Minimizing deviations and consistently meeting customer expectations is therefore essential.
Sales Operations
Deviations in sales operations can impact revenue, customer relationships, and brand image. Deviations in the sales process may occur in the following forms:
- Target Deviation:
Deviations from established sales targets or KPIs. - Pricing Deviation:
Deviations from company pricing policies or discount rules. - Misrepresentation of Products or Services:
Incorrect communication of product features, benefits, or conditions to customers. - Inappropriate Customer Conduct:
Unethical or unprofessional behavior in customer interactions. - Contract Violations:
Actions that violate agreed contractual terms with customers. - Improper Handling of Customer Data:
Failure to protect customer privacy or inappropriate use of customer data. - Lack of Post-Sales Support:
Insufficient follow-up or customer support after sales. - Fraud or Misconduct:
Fraudulent or dishonest actions in sales activities. - Inappropriate Statements About Competitors:
False claims or unfair competitive practices regarding competitors. - Internal Policy Deviation:
Deviations from internal policies or sales process guidelines.
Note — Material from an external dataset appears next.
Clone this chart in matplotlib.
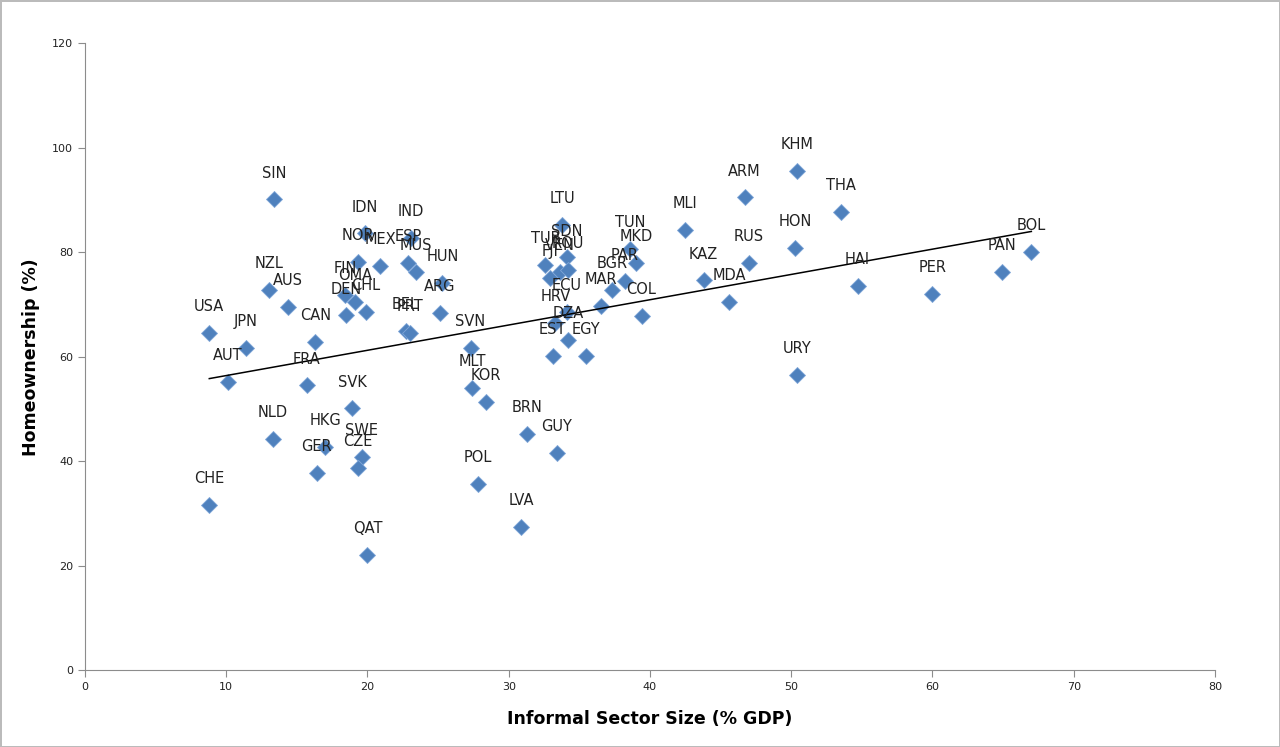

Such deviations can undermine customer trust and create legal risks. Appropriate training, monitoring, and guidance for sales teams are essential. Early detection and corrective action are critical to protecting corporate reputation and profitability.
Expense Claims
In expense management, Deviations refer to departures from corporate expense policies and rules. Common examples include:
- Excessive Expense Claims:
Claims for unnecessary expenses or inaccurate amounts. - Inappropriate Expense Items:
Claims for items that violate expense policies (e.g., personal or entertainment expenses). - Incomplete or Missing Receipts:
Failure to submit required receipts or supporting documentation, or falsification thereof. - Approval Process Deviation:
Submitting expenses without following required approval processes. - Payment Condition Deviation:
Claims that violate company payment conditions or deadlines. - Budget Deviation:
Expense claims that exceed allocated budget limits. - Fraud or Misconduct:
False or fraudulent expense claims. - Repeated Violations:
Recurrent violations of expense policies.
These deviations may negatively affect financial accuracy and indicate weaknesses in internal controls. Preventing deviations requires clear expense policies, employee education, and appropriate monitoring and approval processes.
When deviations occur, prompt corrective action and preventive measures are necessary.
Summary
By analyzing deviations across various business activities, organizations can uncover not only process-related issues but also deeper structural challenges related to people and organizational design.
Process Managers must continuously monitor deviations and work to eliminate their root causes. BPMS and Process Mining are highly effective tools for identifying, analyzing, and managing such deviations.